Como onipresente, ela não cabe em definições. Assim, para atingi-la, o caminho possível é o da sensibilidade, entrega e faro intuitivo. Mas, nunca acreditando em definições e ideias que vamos construindo sobre ela durante o caminho. Quando criamos uma definição dessa essência e acreditamos saber o que ela é, acabamos de perdê-la, quando achamos que não a conhecemos, acabamos de abrir a porta da consciência para ela. 

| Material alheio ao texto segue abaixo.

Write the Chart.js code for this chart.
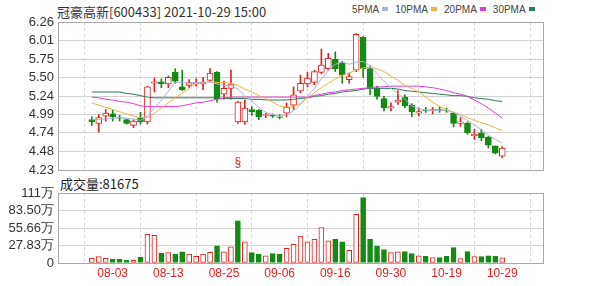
<!DOCTYPE html>
<html>
<head>
<meta charset="utf-8">
<script src="https://cdn.jsdelivr.net/npm/chart.js@4.4.1/dist/chart.umd.min.js"></script>
<style>
    body { margin: 0; background: #fff; width: 600px; height: 286px; position: relative; overflow: hidden; font-family: "Liberation Sans", Arial, sans-serif; }
    #title { position: absolute; left: 57px; top: 2px; font-size: 13px; color: #333; font-family: "Noto Sans CJK SC", sans-serif; white-space: nowrap; }
    #legend { position: absolute; left: 352px; top: 4px; font-size: 10px; color: #444; white-space: nowrap; }
    #legend span.sw { display: inline-block; width: 6px; height: 4px; margin: 0 7px 2px 3px; vertical-align: middle; }
    #volTitle { position: absolute; left: 60px; top: 174px; font-size: 13px; color: #222; font-family: "Noto Sans CJK SC", sans-serif; white-space: nowrap; }
    #priceWrap { position: absolute; left: 0; top: 0; width: 600px; height: 178px; }
    #volWrap { position: absolute; left: 0; top: 178px; width: 600px; height: 108px; }
</style>
</head>
<body>
<div id="title">冠豪高新[600433] 2021-10-29 15:00</div>
<div id="legend"></div>
<div id="volTitle">成交量:81675</div>
<div id="priceWrap"><canvas id="price-chart"></canvas></div>
<div id="volWrap"><canvas id="volume-chart"></canvas></div>
<script>
// Trading days shown
const dates = ['07-29', '07-30', '08-02', '08-03', '08-04', '08-05', '08-06', '08-09', '08-10', '08-11',
    '08-12', '08-13', '08-16', '08-17', '08-18', '08-19', '08-20', '08-23', '08-24', '08-25',
    '08-26', '08-27', '08-30', '08-31', '09-01', '09-02', '09-03', '09-06', '09-07', '09-08',
    '09-09', '09-10', '09-13', '09-14', '09-15', '09-16', '09-17', '09-22', '09-23', '09-24',
    '09-27', '09-28', '09-29', '09-30', '10-08', '10-11', '10-12', '10-13', '10-14', '10-15',
    '10-18', '10-19', '10-20', '10-21', '10-22', '10-25', '10-26', '10-27', '10-28', '10-29'];

const open = [4.92, 4.87, 4.97, 5.00, 4.95, 4.92, 4.84, 4.94, 4.89, 5.42,
    5.44, 5.41, 5.57, 5.37, 5.39, 5.41, 5.41, 5.46, 5.57, 5.27,
    5.35, 4.89, 4.89, 5.06, 5.05, 4.98, 4.98, 4.96, 5.01, 5.12,
    5.31, 5.41, 5.43, 5.57, 5.62, 5.75, 5.70, 5.47, 5.60, 6.05,
    5.62, 5.35, 5.21, 5.08, 5.16, 5.23, 5.12, 5.01, 5.05, 5.04,
    5.06, 5.05, 5.01, 4.87, 4.87, 4.70, 4.74, 4.68, 4.56, 4.42];
const close = [4.89, 4.95, 5.01, 4.96, 4.94, 4.87, 4.90, 4.89, 5.37, 5.44,
    5.41, 5.50, 5.45, 5.33, 5.43, 5.43, 5.44, 5.56, 5.20, 5.35,
    5.41, 5.16, 5.08, 5.03, 4.96, 4.99, 4.97, 4.95, 5.09, 5.26,
    5.42, 5.49, 5.58, 5.67, 5.76, 5.62, 5.53, 5.51, 6.09, 5.62,
    5.36, 5.24, 5.08, 5.10, 5.19, 5.11, 5.03, 5.03, 5.04, 5.06,
    5.05, 5.04, 4.87, 4.89, 4.74, 4.72, 4.67, 4.57, 4.46, 4.53];
const high = [4.96, 4.99, 5.06, 5.05, 4.98, 4.93, 4.92, 5.02, 5.38, 5.49,
    5.48, 5.52, 5.62, 5.60, 5.47, 5.48, 5.50, 5.62, 5.58, 5.45,
    5.60, 5.17, 5.19, 5.10, 5.06, 5.01, 5.00, 4.99, 5.15, 5.37,
    5.53, 5.57, 5.60, 5.89, 5.83, 5.85, 5.72, 5.56, 6.10, 6.06,
    5.66, 5.38, 5.24, 5.15, 5.32, 5.26, 5.14, 5.08, 5.09, 5.09,
    5.10, 5.08, 5.02, 4.95, 4.89, 4.79, 4.79, 4.69, 4.56, 4.55];
const low = [4.84, 4.75, 4.90, 4.90, 4.90, 4.86, 4.81, 4.86, 4.86, 5.30,
    5.36, 5.36, 5.42, 5.32, 5.36, 5.38, 5.33, 5.45, 5.16, 5.20,
    5.20, 4.87, 4.86, 4.98, 4.92, 4.95, 4.95, 4.93, 4.96, 5.06,
    5.29, 5.37, 5.40, 5.55, 5.60, 5.58, 5.42, 5.42, 5.58, 5.50,
    5.26, 5.20, 5.04, 5.04, 5.13, 5.08, 4.96, 4.97, 5.02, 5.00,
    5.02, 5.02, 4.82, 4.83, 4.72, 4.65, 4.63, 4.53, 4.45, 4.40];

// Moving averages
const ma5 = [4.93, 4.92, 4.93, 4.94, 4.95, 4.94, 4.93, 4.91, 4.97, 5.08,
    5.19, 5.31, 5.43, 5.43, 5.42, 5.43, 5.42, 5.44, 5.41, 5.39,
    5.39, 5.34, 5.24, 5.18, 5.09, 5.02, 4.99, 4.97, 4.99, 5.04,
    5.13, 5.24, 5.35, 5.48, 5.60, 5.68, 5.71, 5.68, 5.71, 5.72,
    5.66, 5.55, 5.45, 5.35, 5.28, 5.20, 5.11, 5.07, 5.05, 5.05,
    5.05, 5.05, 5.02, 4.97, 4.91, 4.85, 4.78, 4.71, 4.65, 4.60];
const ma10 = [5.15, 5.12, 5.09, 5.06, 5.03, 5.00, 4.97, 4.95, 4.95, 5.01,
    5.08, 5.15, 5.22, 5.28, 5.35, 5.42, 5.43, 5.44, 5.43, 5.43,
    5.42, 5.39, 5.34, 5.30, 5.25, 5.21, 5.16, 5.11, 5.09, 5.10,
    5.14, 5.22, 5.29, 5.36, 5.42, 5.48, 5.53, 5.56, 5.60, 5.63,
    5.64, 5.62, 5.58, 5.52, 5.46, 5.39, 5.35, 5.30, 5.23, 5.16,
    5.10, 5.06, 5.02, 4.99, 4.95, 4.91, 4.88, 4.85, 4.81, 4.77];
const ma20 = [5.23, 5.22, 5.20, 5.19, 5.17, 5.16, 5.14, 5.11, 5.10, 5.10,
    5.10, 5.10, 5.10, 5.11, 5.13, 5.15, 5.16, 5.18, 5.20, 5.22,
    5.23, 5.23, 5.23, 5.23, 5.23, 5.23, 5.23, 5.23, 5.23, 5.23,
    5.23, 5.23, 5.25, 5.27, 5.29, 5.30, 5.32, 5.33, 5.34, 5.35,
    5.36, 5.37, 5.37, 5.38, 5.38, 5.38, 5.38, 5.38, 5.37, 5.36,
    5.34, 5.32, 5.29, 5.27, 5.24, 5.19, 5.14, 5.08, 5.01, 4.94];
const ma30 = [5.30, 5.30, 5.30, 5.30, 5.30, 5.28, 5.27, 5.25, 5.23, 5.22,
    5.22, 5.22, 5.22, 5.22, 5.22, 5.22, 5.22, 5.22, 5.22, 5.21,
    5.21, 5.21, 5.21, 5.20, 5.20, 5.19, 5.19, 5.19, 5.19, 5.20,
    5.21, 5.22, 5.24, 5.25, 5.27, 5.28, 5.30, 5.31, 5.32, 5.34,
    5.35, 5.35, 5.35, 5.35, 5.34, 5.32, 5.31, 5.30, 5.29, 5.28,
    5.27, 5.26, 5.25, 5.25, 5.24, 5.22, 5.21, 5.20, 5.18, 5.17];

// Volume in 万 (10k shares), with its own up/down colouring
const volume = [7.6, 10.3, 7.6, 6.0, 6.0, 4.4, 4.4, 9.2, 45.7, 44.0,
    15.5, 16.6, 14.0, 17.8, 14.0, 10.8, 14.0, 17.0, 27.2, 17.8,
    25.7, 67.0, 33.6, 16.6, 14.0, 11.4, 15.0, 14.0, 23.5, 29.8,
    43.0, 33.6, 37.8, 56.3, 35.2, 37.8, 33.6, 20.3, 77.4, 103.9,
    37.8, 26.7, 21.4, 16.6, 17.8, 18.2, 15.0, 11.4, 10.5, 8.7,
    8.7, 10.5, 24.6, 7.1, 18.2, 10.3, 10.3, 11.4, 10.5, 8.17];
const volRed = [1, 1, 1, 0, 0, 0, 1, 0, 1, 1,
    0, 1, 0, 0, 1, 1, 1, 1, 0, 1,
    1, 0, 1, 0, 0, 1, 0, 0, 1, 1,
    1, 1, 1, 1, 1, 0, 0, 1, 1, 0,
    0, 0, 0, 1, 1, 0, 0, 1, 0, 1,
    0, 0, 0, 1, 0, 1, 0, 0, 0, 1];

const priceTicks = [4.23, 4.48, 4.74, 4.99, 5.24, 5.50, 5.75, 6.01, 6.26];
const volTicks = [0, 27.83, 55.66, 83.50, 111.32];
const volTickLabels = ['0', '27.83万', '55.66万', '83.50万', '111万'];
const gridDates = ['08-03', '08-13', '08-25', '09-06', '09-16', '09-30', '10-19', '10-29'];
const exRightsDate = '08-27';

const maNames = ['5PMA', '10PMA', '20PMA', '30PMA'];
const maSeries = [ma5, ma10, ma20, ma30];
const maColors = ['#aab4dc', '#f2b045', '#e23ad6', '#2b7a50'];

const RED = '#e3211c';
const GREEN = '#138a13';
const FONT = '"Liberation Sans", Arial, sans-serif';

// Legend text with swatch after each name
const legendEl = document.getElementById('legend');
maNames.forEach((name, k) => {
    legendEl.insertAdjacentHTML('beforeend',
        name + '<span class="sw" style="background:' + maColors[k] + '"></span>');
});

const up = close.map((c, i) => c >= open[i]);

// Frame around the plot area
const framePlugin = {
    id: 'frame',
    afterDraw(chart) {
        const { ctx, chartArea: a } = chart;
        ctx.save();
        ctx.strokeStyle = '#a9a9a9';
        ctx.lineWidth = 1;
        ctx.strokeRect(Math.round(a.left) + 0.5, Math.round(a.top) + 0.5, Math.round(a.width), Math.round(a.height));
        ctx.restore();
    }
};

// Ex-rights marker under the candle
const exRightsPlugin = {
    id: 'exRights',
    afterDatasetsDraw(chart) {
        const i = dates.indexOf(exRightsDate);
        if (i < 0) return;
        const { ctx, chartArea } = chart;
        const x = chart.scales.x.getPixelForValue(i);
        ctx.save();
        ctx.fillStyle = RED;
        ctx.font = '12px ' + FONT;
        ctx.textAlign = 'center';
        ctx.textBaseline = 'bottom';
        ctx.fillText('§', x, chartArea.bottom - 1);
        ctx.restore();
    }
};

function xAxis(showLabels, fitHeight) {
    return {
        type: 'linear',
        min: -0.5,
        max: dates.length + 0.5,
        afterBuildTicks: s => { s.ticks = gridDates.map(d => ({ value: dates.indexOf(d) })); },
        afterFit: s => { s.height = fitHeight; s.paddingLeft = 0; s.paddingRight = 0; },
        ticks: {
            display: showLabels,
            color: RED,
            font: { size: 12, family: FONT },
            padding: 3,
            maxRotation: 0,
            autoSkip: false,
            callback: v => dates[v]
        },
        grid: { color: '#d3d3d3', drawTicks: false },
        border: { display: false, dash: [3, 3] }
    };
}

function yAxis(min, max, ticks, label) {
    return {
        min: min,
        max: max,
        afterBuildTicks: s => { s.ticks = ticks.map(v => ({ value: v })); },
        afterFit: s => { s.width = 58; s.paddingTop = 0; s.paddingBottom = 0; },
        ticks: { color: '#333', font: { size: 13, family: FONT }, padding: 4, autoSkip: false, callback: label },
        grid: { color: '#d3d3d3', drawTicks: false },
        border: { display: false }
    };
}

// Price panel
new Chart(document.getElementById('price-chart').getContext('2d'), {
    data: {
        datasets: [
            ...maSeries.map((s, k) => ({
                type: 'line',
                label: maNames[k],
                data: s.map((v, i) => ({ x: i, y: v })),
                borderColor: maColors[k],
                borderWidth: 1,
                pointRadius: 0,
                tension: 0,
                order: 0
            })),
            {
                type: 'bar',
                label: 'body',
                data: open.map((o, i) => ({ x: i, y: [o, close[i]] })),
                backgroundColor: up.map(u => u ? '#ffffff' : GREEN),
                borderColor: up.map(u => u ? RED : GREEN),
                borderWidth: 1,
                borderSkipped: false,
                barThickness: 6,
                grouped: false,
                order: 1
            },
            {
                type: 'bar',
                label: 'wick',
                data: low.map((l, i) => ({ x: i, y: [l, high[i]] })),
                backgroundColor: up.map(u => u ? RED : GREEN),
                barThickness: 1,
                grouped: false,
                order: 2
            }
        ]
    },
    options: {
        responsive: true,
        maintainAspectRatio: false,
        animation: false,
        layout: { padding: { left: 0, right: 57, top: 22, bottom: 8 } },
        plugins: { legend: { display: false }, tooltip: { enabled: false } },
        scales: {
            x: xAxis(false, 0),
            y: yAxis(4.23, 6.26, priceTicks, v => v.toFixed(2))
        }
    },
    plugins: [framePlugin, exRightsPlugin]
});

// Volume panel
new Chart(document.getElementById('volume-chart').getContext('2d'), {
    type: 'bar',
    data: {
        datasets: [{
            data: volume.map((v, i) => ({ x: i, y: v })),
            backgroundColor: volRed.map(r => r ? '#ffffff' : GREEN),
            borderColor: volRed.map(r => r ? RED : GREEN),
            borderWidth: 1,
            borderSkipped: false,
            barThickness: 5
        }]
    },
    options: {
        responsive: true,
        maintainAspectRatio: false,
        animation: false,
        layout: { padding: { left: 0, right: 57, top: 15, bottom: 0 } },
        plugins: { legend: { display: false }, tooltip: { enabled: false } },
        scales: {
            x: xAxis(true, 23),
            y: yAxis(0, 111.32, volTicks, (v, i) => volTickLabels[i])
        }
    },
    plugins: [framePlugin]
});
</script>
</body>
</html>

Lao Tse entende que todos temos essa sensibilidade e faro intuitivo dentro de nós; para lançar mão dele, basta que sigamos essa nossa natureza interior. Sua filosofia prega que, assim como a água do rio sempre encontra o caminho para o oceano, quando deixamos que a natureza interior mais íntima guie nossos passos, intuímos por onde prosseguir, até chegarmos ao grande oceano de consciência para o qual fomos moldados. Esse oceano onde o rio da individualidade se integra e dissolve é nada mais, nada menos, que a essência não manifestada de onde viemos, de onde tudo vem, todo o tempo. 
Diz-se na China que Lao Tse era guardião dos manuscritos reais, o equivalente a um bibliotecário em sua época. No final da vida, resolveu se retirar da cidade para meditar nas montanhas. Ao sair, um guarda de fronteira o reconheceu e pediu que deixasse registrada sua sabedoria em um livro. Ele então, que nunca havia escrito nada, sentou-se e escreveu os 81 pequenos poemas do Tao Te King, que sintetizam a sabedoria do taoismo e da China tradicional. 
Nos poemas ele enfatiza a importância de nos esvaziarmos para estarmos disponíveis ao crescimento e evolução e de adotarmos o caminho da brandura para chegar longe. Em certo ponto ele diz “Nada no mundo / demonstra mais suavidade e fraqueza do que a água. // No entanto, / dentre as coisas que atacam o duro e o forte, / nada a supera ou pode barrá-la. // Portanto, o fraco vence o forte, / a maleabilidade vence a rigidez.”  
A água acabou se tornando símbolo do taoismo e da obra de Lao Tse, com todos os seus atributos, de suavidade, sutileza, intuição, fonte da vida e ilimitação de forma.